RECORDS FOR THE EXERCISE >>
※ ※ ※

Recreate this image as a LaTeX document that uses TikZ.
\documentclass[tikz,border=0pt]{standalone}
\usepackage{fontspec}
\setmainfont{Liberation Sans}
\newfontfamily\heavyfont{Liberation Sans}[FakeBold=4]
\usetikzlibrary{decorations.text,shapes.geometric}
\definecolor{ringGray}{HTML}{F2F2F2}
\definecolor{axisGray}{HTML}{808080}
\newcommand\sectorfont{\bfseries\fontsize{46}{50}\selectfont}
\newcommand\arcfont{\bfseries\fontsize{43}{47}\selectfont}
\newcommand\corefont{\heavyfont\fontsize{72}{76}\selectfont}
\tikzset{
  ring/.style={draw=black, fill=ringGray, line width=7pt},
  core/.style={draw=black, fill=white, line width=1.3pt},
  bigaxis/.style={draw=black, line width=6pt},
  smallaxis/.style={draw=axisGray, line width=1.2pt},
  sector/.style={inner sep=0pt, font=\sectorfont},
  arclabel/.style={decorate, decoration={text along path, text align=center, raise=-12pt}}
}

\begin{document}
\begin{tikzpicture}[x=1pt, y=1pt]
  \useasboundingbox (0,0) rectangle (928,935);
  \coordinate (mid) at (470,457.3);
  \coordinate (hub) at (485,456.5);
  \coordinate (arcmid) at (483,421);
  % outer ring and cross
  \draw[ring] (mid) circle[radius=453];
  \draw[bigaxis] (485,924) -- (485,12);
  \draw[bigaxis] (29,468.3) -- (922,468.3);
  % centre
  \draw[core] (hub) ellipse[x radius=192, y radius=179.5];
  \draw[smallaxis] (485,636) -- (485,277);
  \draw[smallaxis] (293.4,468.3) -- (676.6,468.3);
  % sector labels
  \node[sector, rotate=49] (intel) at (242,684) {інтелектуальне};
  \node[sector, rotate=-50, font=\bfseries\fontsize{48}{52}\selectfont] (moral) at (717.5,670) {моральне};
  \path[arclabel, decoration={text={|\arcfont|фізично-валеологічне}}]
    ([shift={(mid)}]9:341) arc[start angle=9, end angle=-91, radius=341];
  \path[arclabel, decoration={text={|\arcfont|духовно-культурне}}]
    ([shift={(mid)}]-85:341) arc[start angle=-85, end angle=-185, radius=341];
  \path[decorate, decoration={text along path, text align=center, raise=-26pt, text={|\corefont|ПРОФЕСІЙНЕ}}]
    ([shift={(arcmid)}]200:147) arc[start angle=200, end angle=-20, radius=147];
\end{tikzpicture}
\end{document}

※ ※ ※

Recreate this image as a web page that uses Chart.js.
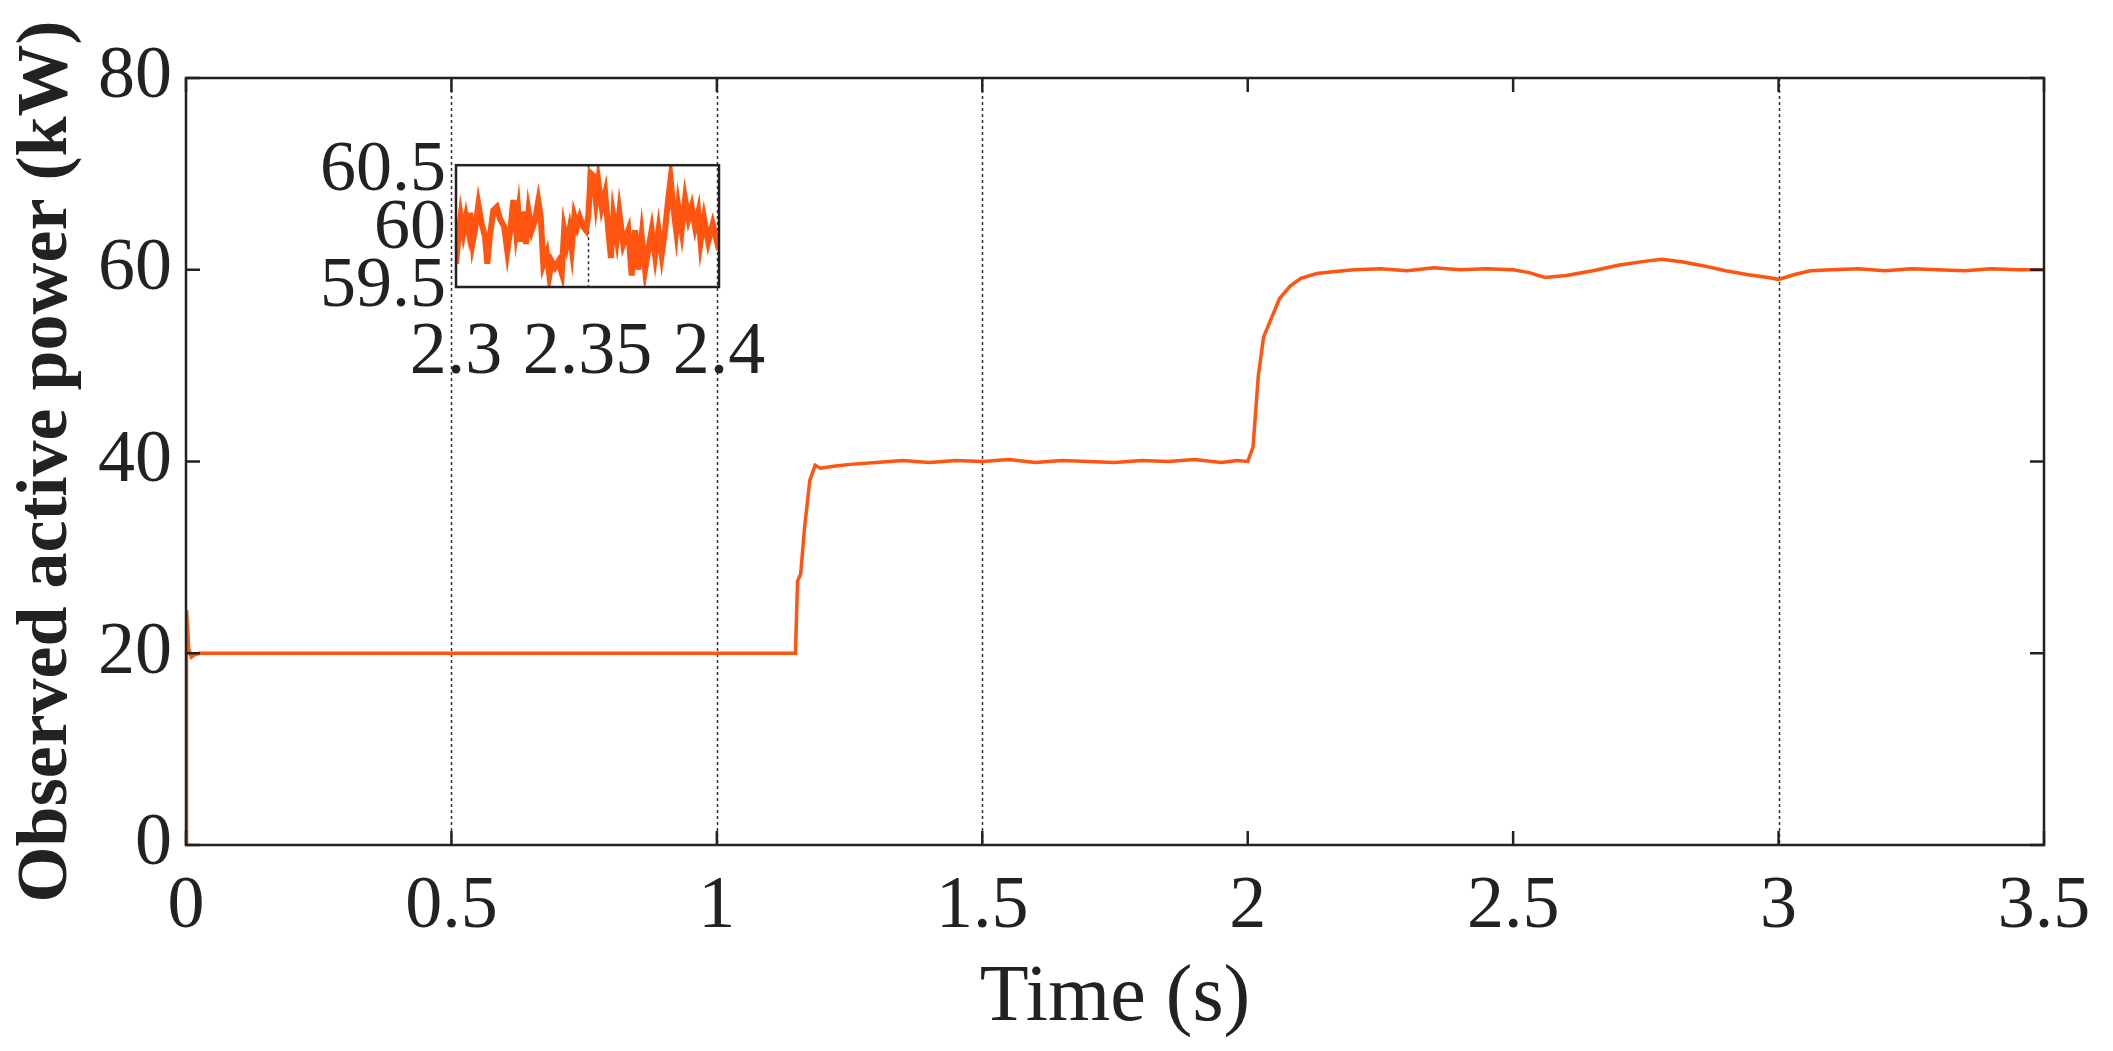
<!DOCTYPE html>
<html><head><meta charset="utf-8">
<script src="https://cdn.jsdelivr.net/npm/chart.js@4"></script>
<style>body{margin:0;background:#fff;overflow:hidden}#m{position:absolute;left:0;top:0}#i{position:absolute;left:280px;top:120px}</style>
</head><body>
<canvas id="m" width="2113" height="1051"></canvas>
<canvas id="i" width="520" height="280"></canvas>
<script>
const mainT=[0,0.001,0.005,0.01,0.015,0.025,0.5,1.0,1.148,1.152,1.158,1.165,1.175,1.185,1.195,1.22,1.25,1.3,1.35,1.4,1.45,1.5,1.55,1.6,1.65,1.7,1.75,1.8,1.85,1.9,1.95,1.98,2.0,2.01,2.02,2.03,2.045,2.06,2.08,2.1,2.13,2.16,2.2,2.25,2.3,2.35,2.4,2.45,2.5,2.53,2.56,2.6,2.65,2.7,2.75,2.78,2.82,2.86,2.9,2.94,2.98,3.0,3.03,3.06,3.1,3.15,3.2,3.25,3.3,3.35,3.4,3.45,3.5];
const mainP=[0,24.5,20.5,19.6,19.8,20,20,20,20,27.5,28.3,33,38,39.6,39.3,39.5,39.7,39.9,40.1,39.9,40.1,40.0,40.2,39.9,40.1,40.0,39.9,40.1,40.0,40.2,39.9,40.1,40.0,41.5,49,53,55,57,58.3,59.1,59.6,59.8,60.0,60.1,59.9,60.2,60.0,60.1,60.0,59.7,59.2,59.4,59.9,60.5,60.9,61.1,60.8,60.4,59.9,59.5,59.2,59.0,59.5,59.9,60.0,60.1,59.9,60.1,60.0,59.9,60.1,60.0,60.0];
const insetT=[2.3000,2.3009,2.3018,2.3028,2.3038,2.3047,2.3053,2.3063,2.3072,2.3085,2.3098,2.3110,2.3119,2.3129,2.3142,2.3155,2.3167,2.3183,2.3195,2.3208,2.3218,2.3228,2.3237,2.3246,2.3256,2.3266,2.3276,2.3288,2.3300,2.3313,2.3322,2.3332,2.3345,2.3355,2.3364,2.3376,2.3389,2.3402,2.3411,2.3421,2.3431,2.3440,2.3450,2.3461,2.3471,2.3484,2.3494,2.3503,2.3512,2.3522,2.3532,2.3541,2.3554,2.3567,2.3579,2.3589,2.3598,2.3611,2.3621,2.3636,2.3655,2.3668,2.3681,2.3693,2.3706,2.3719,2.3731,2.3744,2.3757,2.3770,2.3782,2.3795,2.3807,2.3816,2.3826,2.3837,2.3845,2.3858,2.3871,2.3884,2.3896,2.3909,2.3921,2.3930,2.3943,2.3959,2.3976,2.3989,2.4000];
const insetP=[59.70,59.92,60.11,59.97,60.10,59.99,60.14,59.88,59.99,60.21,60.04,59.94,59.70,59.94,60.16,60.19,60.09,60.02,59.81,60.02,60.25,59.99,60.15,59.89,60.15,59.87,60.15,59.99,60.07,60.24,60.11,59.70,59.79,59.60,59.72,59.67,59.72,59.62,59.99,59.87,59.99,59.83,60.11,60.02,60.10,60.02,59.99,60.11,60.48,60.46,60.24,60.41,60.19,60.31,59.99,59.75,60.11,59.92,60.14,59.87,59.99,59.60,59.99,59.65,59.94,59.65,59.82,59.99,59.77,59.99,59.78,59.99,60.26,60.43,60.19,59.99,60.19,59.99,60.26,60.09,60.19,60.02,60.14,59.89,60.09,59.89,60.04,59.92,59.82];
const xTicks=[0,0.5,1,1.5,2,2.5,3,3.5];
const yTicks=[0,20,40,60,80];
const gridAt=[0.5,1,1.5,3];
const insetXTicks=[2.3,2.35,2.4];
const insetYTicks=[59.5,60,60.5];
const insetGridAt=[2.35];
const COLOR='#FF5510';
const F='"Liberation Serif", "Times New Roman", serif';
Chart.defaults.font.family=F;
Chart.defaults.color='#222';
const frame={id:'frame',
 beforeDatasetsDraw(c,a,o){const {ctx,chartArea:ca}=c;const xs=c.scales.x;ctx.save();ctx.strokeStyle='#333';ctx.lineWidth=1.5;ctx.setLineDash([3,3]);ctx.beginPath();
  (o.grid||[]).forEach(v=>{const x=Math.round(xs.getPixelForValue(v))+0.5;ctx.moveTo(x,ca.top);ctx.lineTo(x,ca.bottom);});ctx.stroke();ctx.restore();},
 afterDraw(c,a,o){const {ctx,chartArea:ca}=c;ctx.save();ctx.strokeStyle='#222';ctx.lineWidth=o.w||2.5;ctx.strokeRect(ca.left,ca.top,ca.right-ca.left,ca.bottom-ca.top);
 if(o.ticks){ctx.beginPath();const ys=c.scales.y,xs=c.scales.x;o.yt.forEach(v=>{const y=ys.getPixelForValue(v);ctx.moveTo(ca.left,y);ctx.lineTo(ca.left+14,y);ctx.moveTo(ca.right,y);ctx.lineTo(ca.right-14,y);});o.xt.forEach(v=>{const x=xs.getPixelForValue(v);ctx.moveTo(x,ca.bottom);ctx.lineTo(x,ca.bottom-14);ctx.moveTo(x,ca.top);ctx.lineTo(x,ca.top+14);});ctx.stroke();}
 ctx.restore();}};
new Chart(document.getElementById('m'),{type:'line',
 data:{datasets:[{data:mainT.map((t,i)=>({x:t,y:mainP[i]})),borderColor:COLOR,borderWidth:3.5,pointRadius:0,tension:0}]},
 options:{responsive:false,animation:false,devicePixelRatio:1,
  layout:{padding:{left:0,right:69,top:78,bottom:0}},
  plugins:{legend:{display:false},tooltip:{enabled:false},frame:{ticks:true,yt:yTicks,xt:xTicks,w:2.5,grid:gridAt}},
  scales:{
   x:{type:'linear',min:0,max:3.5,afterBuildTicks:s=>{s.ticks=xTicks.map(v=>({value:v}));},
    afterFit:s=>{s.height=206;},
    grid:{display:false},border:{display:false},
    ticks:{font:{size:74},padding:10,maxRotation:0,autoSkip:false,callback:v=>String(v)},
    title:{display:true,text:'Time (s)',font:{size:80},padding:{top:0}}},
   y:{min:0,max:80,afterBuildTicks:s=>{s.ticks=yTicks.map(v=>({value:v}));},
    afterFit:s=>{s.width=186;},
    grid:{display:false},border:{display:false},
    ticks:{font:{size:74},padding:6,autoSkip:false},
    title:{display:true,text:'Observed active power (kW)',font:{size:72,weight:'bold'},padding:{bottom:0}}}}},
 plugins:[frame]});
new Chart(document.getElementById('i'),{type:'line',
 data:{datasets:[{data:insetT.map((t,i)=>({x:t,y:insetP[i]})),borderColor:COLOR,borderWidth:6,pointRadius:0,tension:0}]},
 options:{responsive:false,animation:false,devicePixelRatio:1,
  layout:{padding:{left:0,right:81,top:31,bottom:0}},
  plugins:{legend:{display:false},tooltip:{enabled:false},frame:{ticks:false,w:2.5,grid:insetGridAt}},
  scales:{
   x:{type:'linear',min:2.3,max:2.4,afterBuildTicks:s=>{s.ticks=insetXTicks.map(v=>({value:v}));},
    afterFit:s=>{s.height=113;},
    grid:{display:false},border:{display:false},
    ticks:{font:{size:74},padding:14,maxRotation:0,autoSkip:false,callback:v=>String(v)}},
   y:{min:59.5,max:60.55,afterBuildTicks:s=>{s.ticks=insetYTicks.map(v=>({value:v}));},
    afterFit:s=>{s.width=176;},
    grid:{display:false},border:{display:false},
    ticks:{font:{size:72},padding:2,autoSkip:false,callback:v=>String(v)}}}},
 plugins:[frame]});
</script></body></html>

※ ※ ※

GOAL OF THE EXERCISE >>
Pick out lines containing the word "that", each one as written.

FULL ANSWER >>
Recreate this image as a LaTeX document that uses TikZ.
Recreate this image as a web page that uses Chart.js.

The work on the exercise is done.